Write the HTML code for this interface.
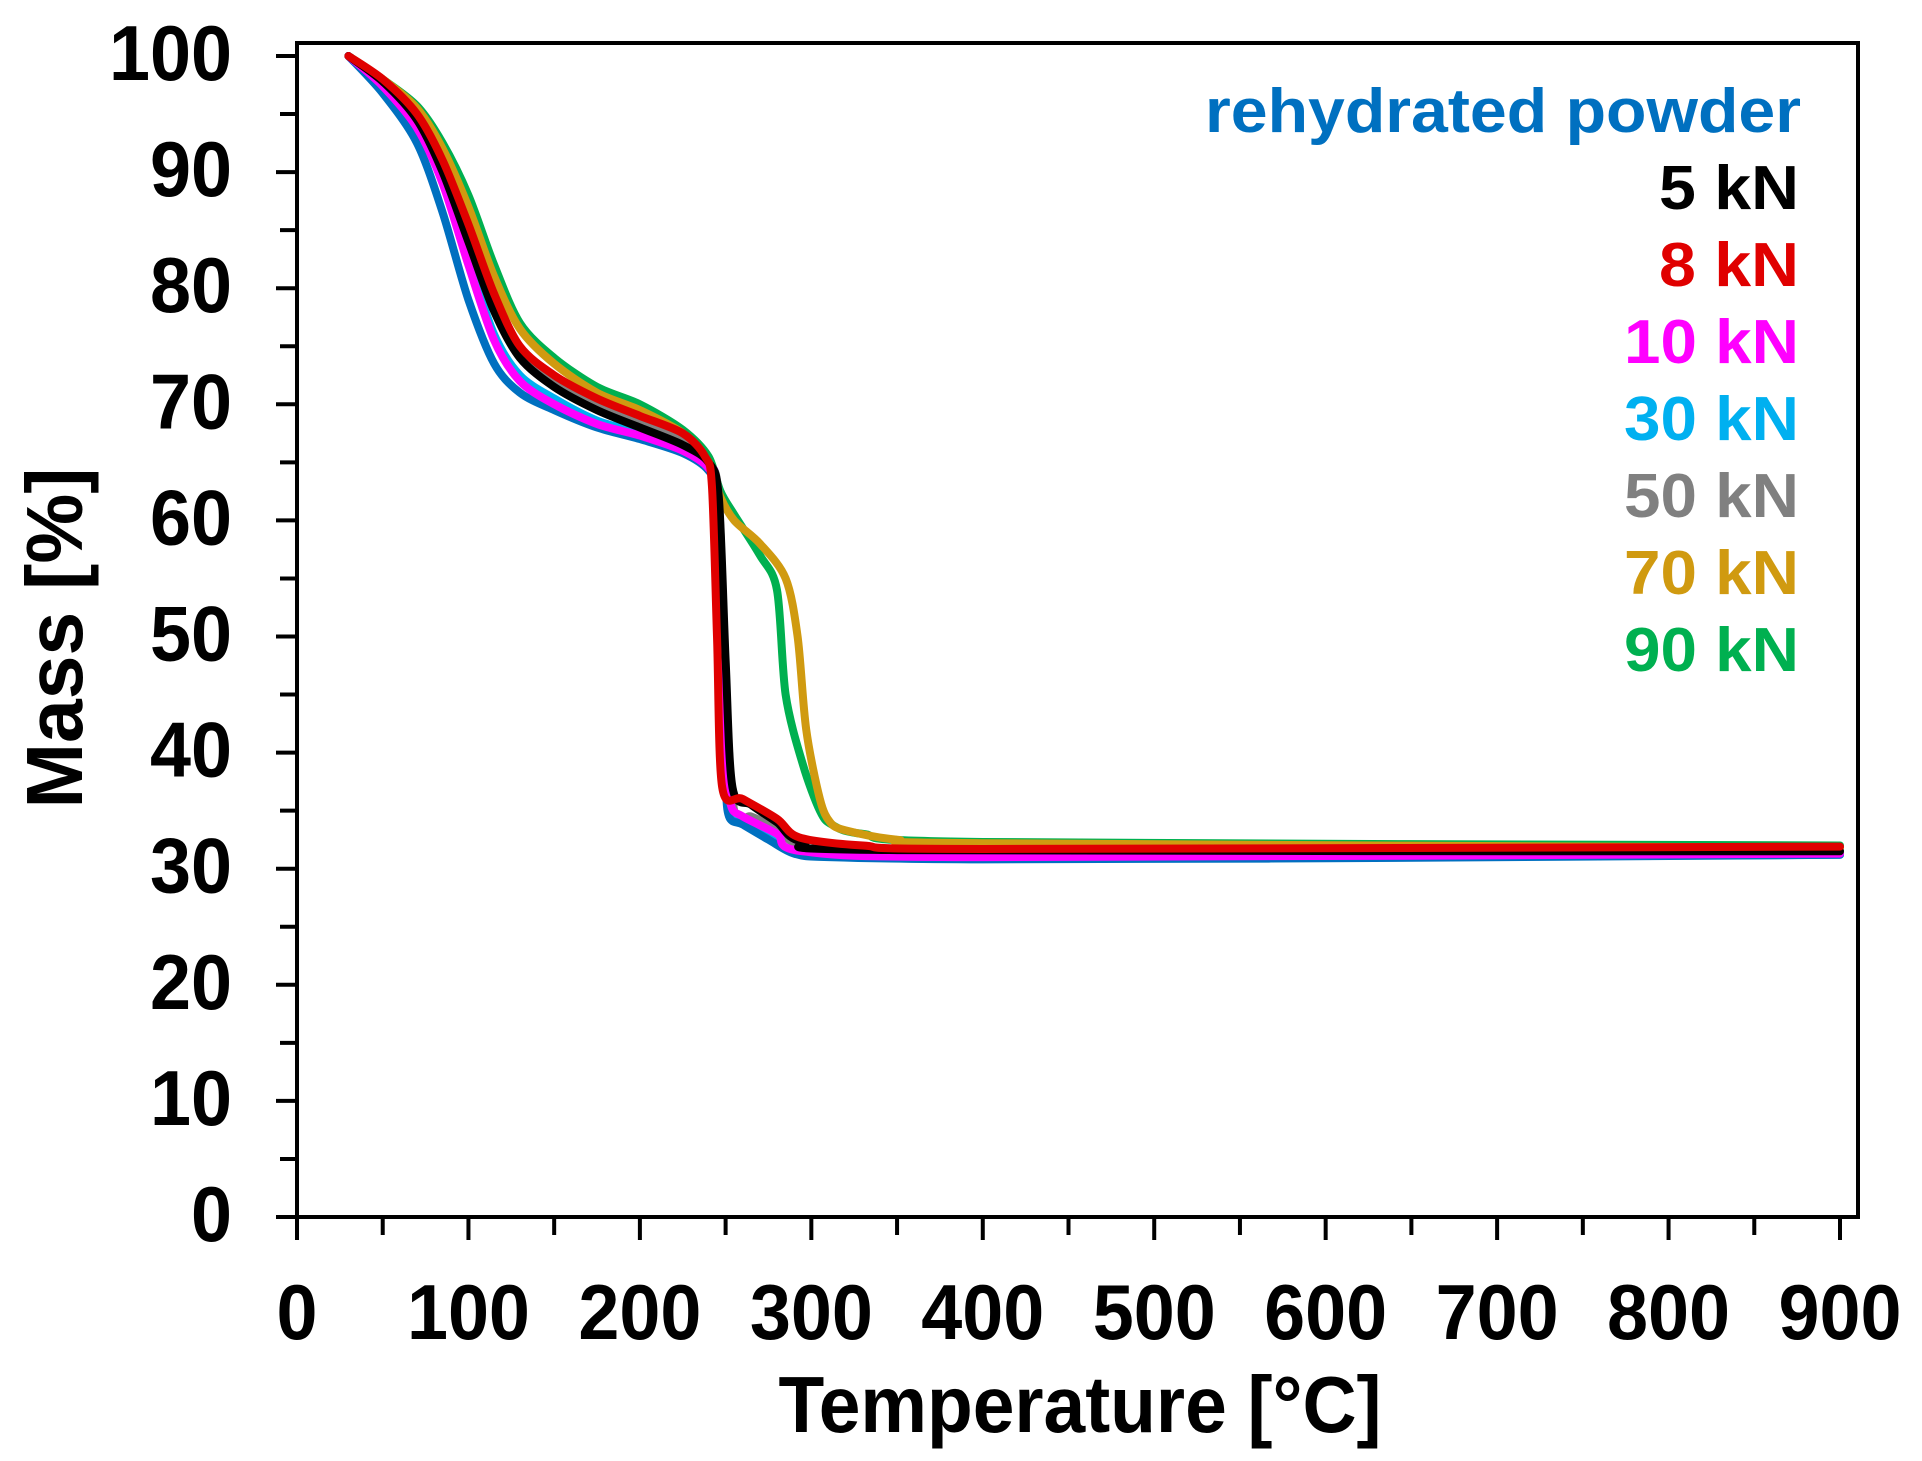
<!DOCTYPE html>
<html><head><meta charset="utf-8"><style>
html,body{margin:0;padding:0;background:#fff;}
svg{display:block;font-family:"Liberation Sans",Arial,sans-serif;font-weight:bold;}
</style></head><body>
<svg id="chart" width="1922" height="1461" viewBox="0 0 1922 1461" xmlns="http://www.w3.org/2000/svg">
<g id="grid"></g>
<g id="series"></g>
<g id="legend"></g>
<text x="1080" y="1432" text-anchor="middle" font-size="80" textLength="603" lengthAdjust="spacingAndGlyphs">Temperature [°C]</text>
<text transform="translate(82,638) rotate(-90)" text-anchor="middle" font-size="80" textLength="341" lengthAdjust="spacingAndGlyphs">Mass  [%]</text>
</svg>
<script>
const xTicks=[0,100,200,300,400,500,600,700,800,900];
const yTicks=[0,10,20,30,40,50,60,70,80,90,100];
const seriesNames=["rehydrated powder","5 kN","8 kN","10 kN","30 kN","50 kN","70 kN","90 kN"];
const seriesColors=["#0070c0","#000000","#e00000","#ff00ff","#00b0f0","#808080","#d09a10","#00b050"];
const tRehyd=[30,50,70,85,100,115,130,150,175,200,225,240,245,248,250,252,260,275,290,310,400,600,900];
const mRehyd=[100,96.8,92.5,86.5,79,73.5,71,69.5,68,67,65.8,64.3,62,50,38,34.5,33.8,32.5,31.3,31,30.8,30.9,31.2];
const t5=[30,50,70,85,100,115,130,150,175,200,225,240,246,250,254,265,280,295,350,900];
const m5=[100,97.8,94.5,90,84,78,74,71.5,69.5,68,66.5,65,62,48,37,35.5,34,32.3,31.6,31.5];
const t8=[30,50,70,85,100,115,130,150,175,200,225,238,242,245,248,260,280,293,330,400,900];
const m8=[100,98,95,91,85.5,79.5,75,72.5,70.5,69,67.5,65.5,63,50,37,36,34.3,32.7,32,31.7,31.9];
const t10=[30,50,70,85,100,115,130,150,175,200,225,240,245,250,253,260,280,295,400,900];
const m10=[100,97.4,93.8,89,82,75.5,72,70,68.3,67.3,66,64.5,62,40,35.5,34.5,33,31.5,31,31.3];
const t30=[30,50,70,85,100,115,130,150,175,200,225,240,245,250,253,260,280,295,400,900];
const m30=[100,97.5,94,89.3,82.5,76,72.5,70.5,68.6,67.5,66,64.5,62,40,35,34.3,32.8,31.4,30.9,31.2];
const t50=[30,50,70,85,100,115,130,150,175,200,225,240,246,250,255,265,280,295,350,900];
const m50=[100,97.8,94.7,90.5,84.5,78.5,74.5,72,70,68.5,67,65,62,46,35,34.5,33.5,32,31.5,31.5];
const t70=[30,50,70,85,100,115,130,150,175,200,225,240,247,255,270,285,292,297,305,311,320,350,400,900];
const m70=[100,98,95.5,92,87,81,76.5,73.5,71,69.5,67.5,65,62,60,58,55,50,42,36,34,33.3,32.5,32.2,31.8];
const t90=[30,50,70,85,100,115,130,150,175,200,225,240,247,255,270,280,285,295,305,312,330,400,900];
const m90=[100,98,95.7,92.5,88,82,77,74,71.5,70,67.8,65.5,62.5,60.5,57,54,45,39,35,33.8,33,32.3,32];
const allT=[tRehyd,t5,t8,t10,t30,t50,t70,t90];
const allM=[mRehyd,m5,m8,m10,m30,m50,m70,m90];
const drawOrder=[7,6,5,4,0,3,1,2];

const X0=297,X1=1840,Y0=1217,Y1=56;
function xs(v){return X0+(v-xTicks[0])/(xTicks[xTicks.length-1]-xTicks[0])*(X1-X0);}
function ys(v){return Y0-(v-yTicks[0])/(yTicks[yTicks.length-1]-yTicks[0])*(Y0-Y1);}
const NS="http://www.w3.org/2000/svg";
function mk(tag,attrs,parent){const e=document.createElementNS(NS,tag);for(const k in attrs)e.setAttribute(k,attrs[k]);parent.appendChild(e);return e;}
const grid=document.getElementById('grid');
const fr=mk('rect',{x:X0,y:43,width:1858-X0,height:Y0-43,fill:'none',stroke:'#000','stroke-width':4},grid);


for(let i=0;i<yTicks.length;i++){
  const y=ys(yTicks[i]);
  const t=mk('line',{x1:X0-21,x2:X0,y1:y,y2:y,stroke:'#000','stroke-width':4},grid);
  
  
  if(i<yTicks.length-1){
    const ym=ys((yTicks[i]+yTicks[i+1])/2);
    const m=mk('line',{x1:X0-17,x2:X0,y1:ym,y2:ym,stroke:'#000','stroke-width':4},grid);
    
    
  }
  const s=String(yTicks[i]);
  const l=mk('text',{x:232,y:y+24,'text-anchor':'end','font-size':78,textLength:41*s.length,lengthAdjust:'spacingAndGlyphs'},grid);
  l.textContent=s;
  
  
}
for(let i=0;i<xTicks.length;i++){
  const x=xs(xTicks[i]);
  const t=mk('line',{x1:x,x2:x,y1:Y0,y2:Y0+23,stroke:'#000','stroke-width':4},grid);
  
  
  if(i<xTicks.length-1){
    const xm=xs((xTicks[i]+xTicks[i+1])/2);
    const m=mk('line',{x1:xm,x2:xm,y1:Y0,y2:Y0+18,stroke:'#000','stroke-width':4},grid);
    
    
  }
  const s=String(xTicks[i]);
  const l=mk('text',{x:x,y:1339,'text-anchor':'middle','font-size':78,textLength:41*s.length,lengthAdjust:'spacingAndGlyphs'},grid);
  l.textContent=s;
  
  
}
function smoothPath(pts){
  let d='M'+pts[0][0]+','+pts[0][1];
  for(let i=0;i<pts.length-1;i++){
    const p0=pts[Math.max(0,i-1)],p1=pts[i],p2=pts[i+1],p3=pts[Math.min(pts.length-1,i+2)];
    const k=0.15;
    const c1=[p1[0]+(p2[0]-p0[0])*k,p1[1]+(p2[1]-p0[1])*k];
    const c2=[p2[0]-(p3[0]-p1[0])*k,p2[1]-(p3[1]-p1[1])*k];
    d+=' C'+c1[0].toFixed(1)+','+c1[1].toFixed(1)+' '+c2[0].toFixed(1)+','+c2[1].toFixed(1)+' '+p2[0].toFixed(1)+','+p2[1].toFixed(1);
  }
  return d;
}
const sg=document.getElementById('series');
drawOrder.forEach(s=>{
  const pts=allT[s].map((t,i)=>[xs(t),ys(allM[s][i])]);
  const p=mk('path',{d:smoothPath(pts),fill:'none',stroke:seriesColors[s],'stroke-width':8,'stroke-linejoin':'round','stroke-linecap':'round'},sg);
  
  
});
const lg=document.getElementById('legend');
seriesNames.forEach((n,i)=>{
  const attrs={x:1799,y:132+77*i,'text-anchor':'end','font-size':62,fill:seriesColors[i]};
  if(i===0){attrs.x=1801;attrs.textLength=596;attrs.lengthAdjust='spacingAndGlyphs';}
  else{attrs.textLength=n.length*35;attrs.lengthAdjust='spacingAndGlyphs';}
  const t=mk('text',attrs,lg);
  t.textContent=n;
  
  
});
</script>
</body></html>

#####

◆ **Goal**:
Transcribe the whole listing exactly. Pictures are excluded.

◆ **Written response**:
Write the HTML code for this interface.
<!DOCTYPE html>
<html><head><meta charset="utf-8"><style>
html,body{margin:0;padding:0;background:#fff;}
svg{display:block;font-family:"Liberation Sans",Arial,sans-serif;font-weight:bold;}
</style></head><body>
<svg id="chart" width="1922" height="1461" viewBox="0 0 1922 1461" xmlns="http://www.w3.org/2000/svg">
<g id="grid"></g>
<g id="series"></g>
<g id="legend"></g>
<text x="1080" y="1432" text-anchor="middle" font-size="80" textLength="603" lengthAdjust="spacingAndGlyphs">Temperature [°C]</text>
<text transform="translate(82,638) rotate(-90)" text-anchor="middle" font-size="80" textLength="341" lengthAdjust="spacingAndGlyphs">Mass  [%]</text>
</svg>
<script>
const xTicks=[0,100,200,300,400,500,600,700,800,900];
const yTicks=[0,10,20,30,40,50,60,70,80,90,100];
const seriesNames=["rehydrated powder","5 kN","8 kN","10 kN","30 kN","50 kN","70 kN","90 kN"];
const seriesColors=["#0070c0","#000000","#e00000","#ff00ff","#00b0f0","#808080","#d09a10","#00b050"];
const tRehyd=[30,50,70,85,100,115,130,150,175,200,225,240,245,248,250,252,260,275,290,310,400,600,900];
const mRehyd=[100,96.8,92.5,86.5,79,73.5,71,69.5,68,67,65.8,64.3,62,50,38,34.5,33.8,32.5,31.3,31,30.8,30.9,31.2];
const t5=[30,50,70,85,100,115,130,150,175,200,225,240,246,250,254,265,280,295,350,900];
const m5=[100,97.8,94.5,90,84,78,74,71.5,69.5,68,66.5,65,62,48,37,35.5,34,32.3,31.6,31.5];
const t8=[30,50,70,85,100,115,130,150,175,200,225,238,242,245,248,260,280,293,330,400,900];
const m8=[100,98,95,91,85.5,79.5,75,72.5,70.5,69,67.5,65.5,63,50,37,36,34.3,32.7,32,31.7,31.9];
const t10=[30,50,70,85,100,115,130,150,175,200,225,240,245,250,253,260,280,295,400,900];
const m10=[100,97.4,93.8,89,82,75.5,72,70,68.3,67.3,66,64.5,62,40,35.5,34.5,33,31.5,31,31.3];
const t30=[30,50,70,85,100,115,130,150,175,200,225,240,245,250,253,260,280,295,400,900];
const m30=[100,97.5,94,89.3,82.5,76,72.5,70.5,68.6,67.5,66,64.5,62,40,35,34.3,32.8,31.4,30.9,31.2];
const t50=[30,50,70,85,100,115,130,150,175,200,225,240,246,250,255,265,280,295,350,900];
const m50=[100,97.8,94.7,90.5,84.5,78.5,74.5,72,70,68.5,67,65,62,46,35,34.5,33.5,32,31.5,31.5];
const t70=[30,50,70,85,100,115,130,150,175,200,225,240,247,255,270,285,292,297,305,311,320,350,400,900];
const m70=[100,98,95.5,92,87,81,76.5,73.5,71,69.5,67.5,65,62,60,58,55,50,42,36,34,33.3,32.5,32.2,31.8];
const t90=[30,50,70,85,100,115,130,150,175,200,225,240,247,255,270,280,285,295,305,312,330,400,900];
const m90=[100,98,95.7,92.5,88,82,77,74,71.5,70,67.8,65.5,62.5,60.5,57,54,45,39,35,33.8,33,32.3,32];
const allT=[tRehyd,t5,t8,t10,t30,t50,t70,t90];
const allM=[mRehyd,m5,m8,m10,m30,m50,m70,m90];
const drawOrder=[7,6,5,4,0,3,1,2];

const X0=297,X1=1840,Y0=1217,Y1=56;
function xs(v){return X0+(v-xTicks[0])/(xTicks[xTicks.length-1]-xTicks[0])*(X1-X0);}
function ys(v){return Y0-(v-yTicks[0])/(yTicks[yTicks.length-1]-yTicks[0])*(Y0-Y1);}
const NS="http://www.w3.org/2000/svg";
function mk(tag,attrs,parent){const e=document.createElementNS(NS,tag);for(const k in attrs)e.setAttribute(k,attrs[k]);parent.appendChild(e);return e;}
const grid=document.getElementById('grid');
const fr=mk('rect',{x:X0,y:43,width:1858-X0,height:Y0-43,fill:'none',stroke:'#000','stroke-width':4},grid);


for(let i=0;i<yTicks.length;i++){
  const y=ys(yTicks[i]);
  const t=mk('line',{x1:X0-21,x2:X0,y1:y,y2:y,stroke:'#000','stroke-width':4},grid);
  
  
  if(i<yTicks.length-1){
    const ym=ys((yTicks[i]+yTicks[i+1])/2);
    const m=mk('line',{x1:X0-17,x2:X0,y1:ym,y2:ym,stroke:'#000','stroke-width':4},grid);
    
    
  }
  const s=String(yTicks[i]);
  const l=mk('text',{x:232,y:y+24,'text-anchor':'end','font-size':78,textLength:41*s.length,lengthAdjust:'spacingAndGlyphs'},grid);
  l.textContent=s;
  
  
}
for(let i=0;i<xTicks.length;i++){
  const x=xs(xTicks[i]);
  const t=mk('line',{x1:x,x2:x,y1:Y0,y2:Y0+23,stroke:'#000','stroke-width':4},grid);
  
  
  if(i<xTicks.length-1){
    const xm=xs((xTicks[i]+xTicks[i+1])/2);
    const m=mk('line',{x1:xm,x2:xm,y1:Y0,y2:Y0+18,stroke:'#000','stroke-width':4},grid);
    
    
  }
  const s=String(xTicks[i]);
  const l=mk('text',{x:x,y:1339,'text-anchor':'middle','font-size':78,textLength:41*s.length,lengthAdjust:'spacingAndGlyphs'},grid);
  l.textContent=s;
  
  
}
function smoothPath(pts){
  let d='M'+pts[0][0]+','+pts[0][1];
  for(let i=0;i<pts.length-1;i++){
    const p0=pts[Math.max(0,i-1)],p1=pts[i],p2=pts[i+1],p3=pts[Math.min(pts.length-1,i+2)];
    const k=0.15;
    const c1=[p1[0]+(p2[0]-p0[0])*k,p1[1]+(p2[1]-p0[1])*k];
    const c2=[p2[0]-(p3[0]-p1[0])*k,p2[1]-(p3[1]-p1[1])*k];
    d+=' C'+c1[0].toFixed(1)+','+c1[1].toFixed(1)+' '+c2[0].toFixed(1)+','+c2[1].toFixed(1)+' '+p2[0].toFixed(1)+','+p2[1].toFixed(1);
  }
  return d;
}
const sg=document.getElementById('series');
drawOrder.forEach(s=>{
  const pts=allT[s].map((t,i)=>[xs(t),ys(allM[s][i])]);
  const p=mk('path',{d:smoothPath(pts),fill:'none',stroke:seriesColors[s],'stroke-width':8,'stroke-linejoin':'round','stroke-linecap':'round'},sg);
  
  
});
const lg=document.getElementById('legend');
seriesNames.forEach((n,i)=>{
  const attrs={x:1799,y:132+77*i,'text-anchor':'end','font-size':62,fill:seriesColors[i]};
  if(i===0){attrs.x=1801;attrs.textLength=596;attrs.lengthAdjust='spacingAndGlyphs';}
  else{attrs.textLength=n.length*35;attrs.lengthAdjust='spacingAndGlyphs';}
  const t=mk('text',attrs,lg);
  t.textContent=n;
  
  
});
</script>
</body></html>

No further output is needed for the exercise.